Releases of Oracle Database earlier than release 8.1.7 were able to run Input-Output operations only from shared memory by using the HP-UX asynchronous driver. Oracle Database 11g runs Input-Output operations from both shared memory and process-private regions using the new HP-UX asynchronous driver. However, Input-Output operations through the asynchronous driver are not asynchronous in nature. This is because Oracle Database must perform a blocking wait to check the status of Input-Output operations submitted to the asynchronous driver. This causes some Oracle processes, such as the database writer process, to essentially process synchronous Input-Output.
Applications running on Oracle Database 11g can use significantly more memory than applications running on earlier releases. This is because Oracle Database 11g changes the default setting for virtual memory data pages from D (4KB) to L (4 GB) on HP-UX systems.
This section contains the following topics:
By default, Oracle Database uses the largest virtual memory page size setting available on HP-UX for allocating process-private memory. It is defined by the value
L (largest) and is currently HP-UX v2 (11i.23). This value is set as one of the
LARGE_PAGE_FLAGS options when linking an Oracle executable.
When the virtual memory page size is set to L, HP-UX allocates the available process-private memory to pages of 1 MB, 4 MB, 16 MB and so on, until it reaches the 1 GB limit, or until it reaches the total amount of allocated memory. If you allocate enough memory to the Oracle PGA for the operating system to be able to allocate memory in larger data page size units, then the operating system allocates the maximum page size at once. For example, if you allocate 48 MB for the Oracle PGA, then the system can have either 3 pages each of 16 MB, or a series of pages in unit sizes with the smaller multiples. For example, four 1 MB pages, three 4 MB pages, and two 16 MB pages. If you allocate 64 MB to the PGA, then the operating system allocates one page of 64 MB, as the data page unit size matches the available memory.
In general, large memory pages yield better application performance by reducing the number of virtual memory translation faults that must be handled by the operating system, freeing more CPU resources for the application. Large pages help to reduce the total number of data pages required to allocate the process-private memory. This reduction decreases the chances of translation lookaside buffer misses at the processor level.
However, if applications are constrained in memory and tend to run a very large number of processes, then this drastic page size increase may lead processes to indicate large memory allocations, followed by an
Out of memory error message. If this happens, then you must lower the page size to a value between the D (default) size of 4 KB and the L (largest) size of 4 GB.
With the lowest page size setting (4 KB), CPU utilization can be 20 percent higher than that with a larger page size setting. With the highest setting of
L, the memory utilization can be 50 percent higher than that with a 4 MB setting.
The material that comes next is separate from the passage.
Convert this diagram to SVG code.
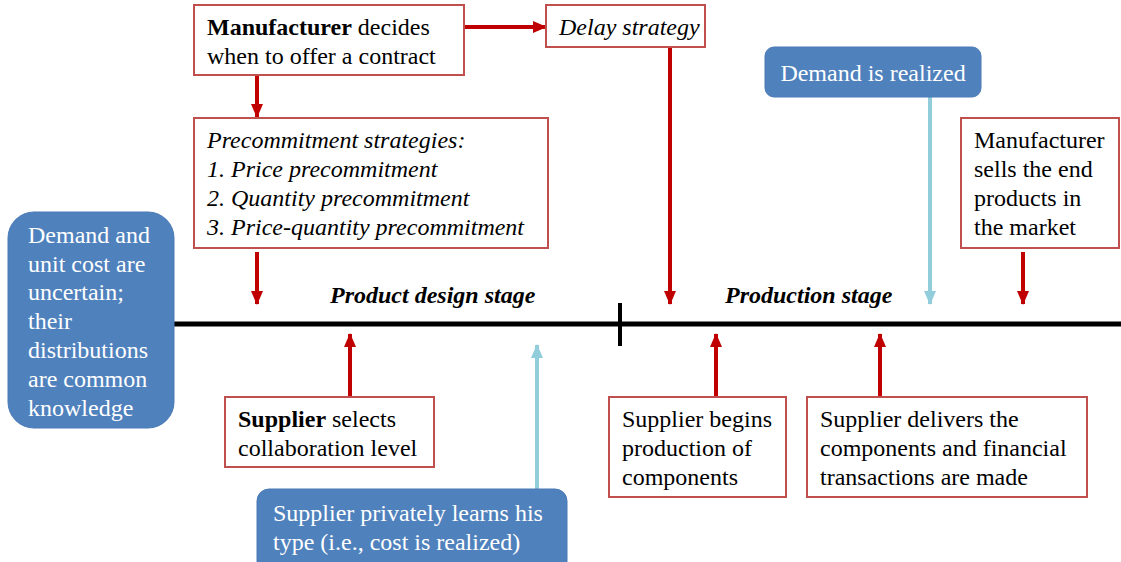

In cases where the system shows memory constraints, Oracle recommends that you set the page size to match the requirements of the particular application, within the constraints of available memory resources.
For example, an application that has problems with the L setting may show reasonable performance with a 4 MB virtual memory page setting.
To address tuning for the increased memory allocation required for persistent private SQL areas and large virtual memory page sizes, Oracle recommends that you decrease the virtual memory data page size for Oracle Database as required. Use the following command to alter the page size setting:
# /usr/bin/chatr +pd newsize $ORACLE_HOME/bin/oracle
In the preceding example,
newsize represents the new value of the virtual memory page size.
Display the new setting using the
chatr command as follows:
# /usr/bin/chatr $ORACLE_HOME/bin/oracle
HP-UX 11i supports dynamic run-time reconfiguration of processor sets and dynamic reassignment of workload between processor sets by valid users.
HP-UX Virtual Partitions enable users to configure their systems in multiple logical partitions where each partition is assigned its own set of processors, memory, and Input-Output resources, and can run a separate instance of the HP-UX operating system. HP-UX Processor Sets integrated with vPars support dynamic processor migration from one virtual partition to another without requiring a restart of any virtual partition. This helps to provide efficient resource partitioning between applications to minimize interference and guarantees necessary resource allocation to each application running on the HP-UX server.
The Oracle Database
CPU_COUNT initialization parameter specifies the number of CPUs available to Oracle Database. Oracle Database 11g on HP-UX 11i can dynamically detect changes to the CPU host configuration by periodically querying the operating system. If there are any changes to the number of CPUs in the system, then Oracle adjusts the
CPU_COUNT parameter to the correct value to reallocate its internal resources. This enables new workloads to take advantage of the newly added processors, and database performance can improve without any changes by the DBA, provided high CPU usage was the cause of the bottleneck.
Some initialization parameter values are calculated based on the
CPU_COUNT value at system startup. If changes occur to the number of CPUs after system startup, then Oracle does not dynamically update these initialization parameters to account for the new number of CPUs. This may sometimes result in suboptimal database configuration if the new number of CPUs is significantly different from the original. If the number of CPUs on a system increases significantly, then the database may not take advantage of on the additional processing power.
If the number of CPUs on the system increases by a small number, for instance from 2 to 4, then no action is required.
If the number of CPUs on the system increases by a large number, for instance from 2 to 32, then follow these steps:
Use one of the following methods to set the
CPU_COUNT initialization parameter to the new value:
If the database uses a server parameter file (
.ora), then run the following SQL*Plus command as the SYS user to specify a new value for the parameter:
SQL> ALTER SYSTEM SET CPU_COUNT=32 SCOPE=SPFILE
If the database uses an initialization parameter file (
.ora), then edit the file and specify a new value for the parameter.
Restart the database.
Network Information Service external naming adapter is supported on HP-UX. To configure and use Network Information Service external naming, refer to the "Configuring External Naming Methods" section of Oracle Database Net Services Administrator's Guide.